## TASK STATEMENT
Leave the pictures out and retype the lines from the beginning through the line with "ys = alt.Scale(domain=[0, 39], nice=False, zero=False)", both ends included.

## INFORMATION SUPPLIED
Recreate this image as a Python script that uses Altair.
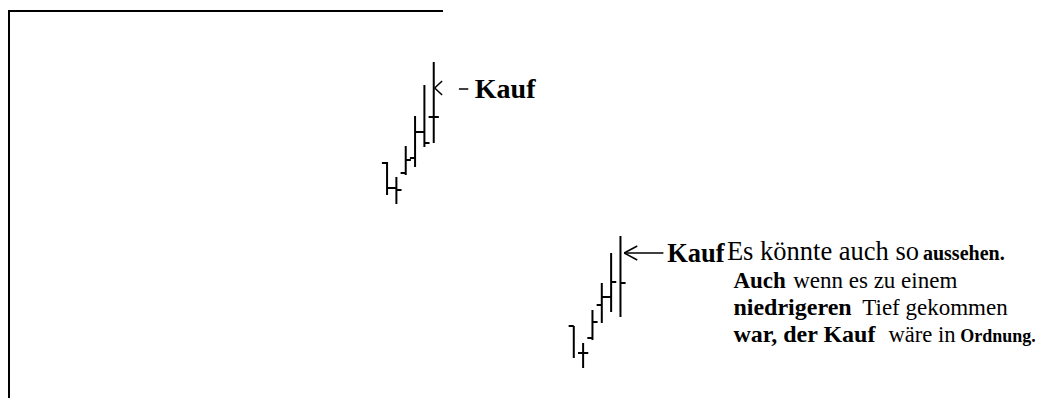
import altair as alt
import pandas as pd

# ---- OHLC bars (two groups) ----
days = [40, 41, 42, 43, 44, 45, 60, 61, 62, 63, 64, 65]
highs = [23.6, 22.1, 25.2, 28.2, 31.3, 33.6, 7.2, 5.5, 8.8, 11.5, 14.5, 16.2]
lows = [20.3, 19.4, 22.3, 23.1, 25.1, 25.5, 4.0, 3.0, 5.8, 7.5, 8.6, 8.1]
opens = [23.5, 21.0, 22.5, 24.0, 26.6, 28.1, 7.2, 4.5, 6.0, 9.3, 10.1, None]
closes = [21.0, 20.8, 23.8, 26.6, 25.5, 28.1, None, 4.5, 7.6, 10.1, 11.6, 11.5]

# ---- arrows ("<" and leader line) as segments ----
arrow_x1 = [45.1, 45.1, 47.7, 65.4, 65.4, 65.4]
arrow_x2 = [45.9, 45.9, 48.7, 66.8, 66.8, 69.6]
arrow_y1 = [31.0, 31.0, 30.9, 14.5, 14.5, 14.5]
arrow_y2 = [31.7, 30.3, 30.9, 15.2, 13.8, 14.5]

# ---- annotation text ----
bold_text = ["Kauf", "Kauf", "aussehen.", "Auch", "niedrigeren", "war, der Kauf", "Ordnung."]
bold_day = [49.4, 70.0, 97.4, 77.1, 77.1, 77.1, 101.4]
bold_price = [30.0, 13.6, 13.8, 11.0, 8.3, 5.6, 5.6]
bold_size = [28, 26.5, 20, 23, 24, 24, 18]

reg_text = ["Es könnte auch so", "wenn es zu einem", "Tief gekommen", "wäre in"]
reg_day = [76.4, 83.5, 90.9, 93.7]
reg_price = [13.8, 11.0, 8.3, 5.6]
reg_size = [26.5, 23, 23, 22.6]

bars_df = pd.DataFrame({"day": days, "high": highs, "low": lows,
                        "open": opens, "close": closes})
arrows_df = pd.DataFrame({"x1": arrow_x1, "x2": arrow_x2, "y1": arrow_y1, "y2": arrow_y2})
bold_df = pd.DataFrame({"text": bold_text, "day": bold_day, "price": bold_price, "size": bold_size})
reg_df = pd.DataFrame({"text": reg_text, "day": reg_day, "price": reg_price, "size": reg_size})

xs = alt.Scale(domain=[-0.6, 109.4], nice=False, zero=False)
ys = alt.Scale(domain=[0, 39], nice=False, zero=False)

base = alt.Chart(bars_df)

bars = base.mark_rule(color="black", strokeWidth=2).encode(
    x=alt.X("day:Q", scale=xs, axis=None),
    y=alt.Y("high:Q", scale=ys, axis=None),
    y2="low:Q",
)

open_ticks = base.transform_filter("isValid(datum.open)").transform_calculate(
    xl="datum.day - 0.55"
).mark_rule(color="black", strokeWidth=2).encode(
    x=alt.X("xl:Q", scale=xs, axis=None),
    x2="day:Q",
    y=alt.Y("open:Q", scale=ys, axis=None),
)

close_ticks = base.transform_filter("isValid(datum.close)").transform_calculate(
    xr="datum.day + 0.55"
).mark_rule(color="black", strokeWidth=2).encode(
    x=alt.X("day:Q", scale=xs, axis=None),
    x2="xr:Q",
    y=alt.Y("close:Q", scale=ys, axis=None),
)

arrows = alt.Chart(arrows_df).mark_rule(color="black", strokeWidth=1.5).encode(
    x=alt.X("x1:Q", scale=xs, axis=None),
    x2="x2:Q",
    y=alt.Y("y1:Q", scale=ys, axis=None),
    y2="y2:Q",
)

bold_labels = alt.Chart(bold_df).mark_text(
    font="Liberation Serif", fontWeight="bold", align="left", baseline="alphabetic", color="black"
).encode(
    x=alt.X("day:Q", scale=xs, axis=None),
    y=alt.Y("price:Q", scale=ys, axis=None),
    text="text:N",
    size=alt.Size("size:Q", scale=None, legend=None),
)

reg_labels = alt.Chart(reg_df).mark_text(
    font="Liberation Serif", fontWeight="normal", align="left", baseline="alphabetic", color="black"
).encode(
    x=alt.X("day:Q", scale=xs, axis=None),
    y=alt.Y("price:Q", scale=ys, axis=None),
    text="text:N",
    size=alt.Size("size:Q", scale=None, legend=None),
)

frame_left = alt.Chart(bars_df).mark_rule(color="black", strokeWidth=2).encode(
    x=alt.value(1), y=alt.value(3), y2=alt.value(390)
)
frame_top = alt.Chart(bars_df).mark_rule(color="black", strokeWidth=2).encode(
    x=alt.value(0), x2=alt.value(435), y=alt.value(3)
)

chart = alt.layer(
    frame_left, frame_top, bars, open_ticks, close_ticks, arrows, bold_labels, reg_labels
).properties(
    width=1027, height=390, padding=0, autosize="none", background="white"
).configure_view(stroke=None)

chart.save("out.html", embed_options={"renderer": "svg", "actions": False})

## EXERCISE ANSWER
Recreate this image as a Python script that uses Altair.
import altair as alt
import pandas as pd

# ---- OHLC bars (two groups) ----
days = [40, 41, 42, 43, 44, 45, 60, 61, 62, 63, 64, 65]
highs = [23.6, 22.1, 25.2, 28.2, 31.3, 33.6, 7.2, 5.5, 8.8, 11.5, 14.5, 16.2]
lows = [20.3, 19.4, 22.3, 23.1, 25.1, 25.5, 4.0, 3.0, 5.8, 7.5, 8.6, 8.1]
opens = [23.5, 21.0, 22.5, 24.0, 26.6, 28.1, 7.2, 4.5, 6.0, 9.3, 10.1, None]
closes = [21.0, 20.8, 23.8, 26.6, 25.5, 28.1, None, 4.5, 7.6, 10.1, 11.6, 11.5]

# ---- arrows ("<" and leader line) as segments ----
arrow_x1 = [45.1, 45.1, 47.7, 65.4, 65.4, 65.4]
arrow_x2 = [45.9, 45.9, 48.7, 66.8, 66.8, 69.6]
arrow_y1 = [31.0, 31.0, 30.9, 14.5, 14.5, 14.5]
arrow_y2 = [31.7, 30.3, 30.9, 15.2, 13.8, 14.5]

# ---- annotation text ----
bold_text = ["Kauf", "Kauf", "aussehen.", "Auch", "niedrigeren", "war, der Kauf", "Ordnung."]
bold_day = [49.4, 70.0, 97.4, 77.1, 77.1, 77.1, 101.4]
bold_price = [30.0, 13.6, 13.8, 11.0, 8.3, 5.6, 5.6]
bold_size = [28, 26.5, 20, 23, 24, 24, 18]

reg_text = ["Es könnte auch so", "wenn es zu einem", "Tief gekommen", "wäre in"]
reg_day = [76.4, 83.5, 90.9, 93.7]
reg_price = [13.8, 11.0, 8.3, 5.6]
reg_size = [26.5, 23, 23, 22.6]

bars_df = pd.DataFrame({"day": days, "high": highs, "low": lows,
                        "open": opens, "close": closes})
arrows_df = pd.DataFrame({"x1": arrow_x1, "x2": arrow_x2, "y1": arrow_y1, "y2": arrow_y2})
bold_df = pd.DataFrame({"text": bold_text, "day": bold_day, "price": bold_price, "size": bold_size})
reg_df = pd.DataFrame({"text": reg_text, "day": reg_day, "price": reg_price, "size": reg_size})

xs = alt.Scale(domain=[-0.6, 109.4], nice=False, zero=False)
ys = alt.Scale(domain=[0, 39], nice=False, zero=False)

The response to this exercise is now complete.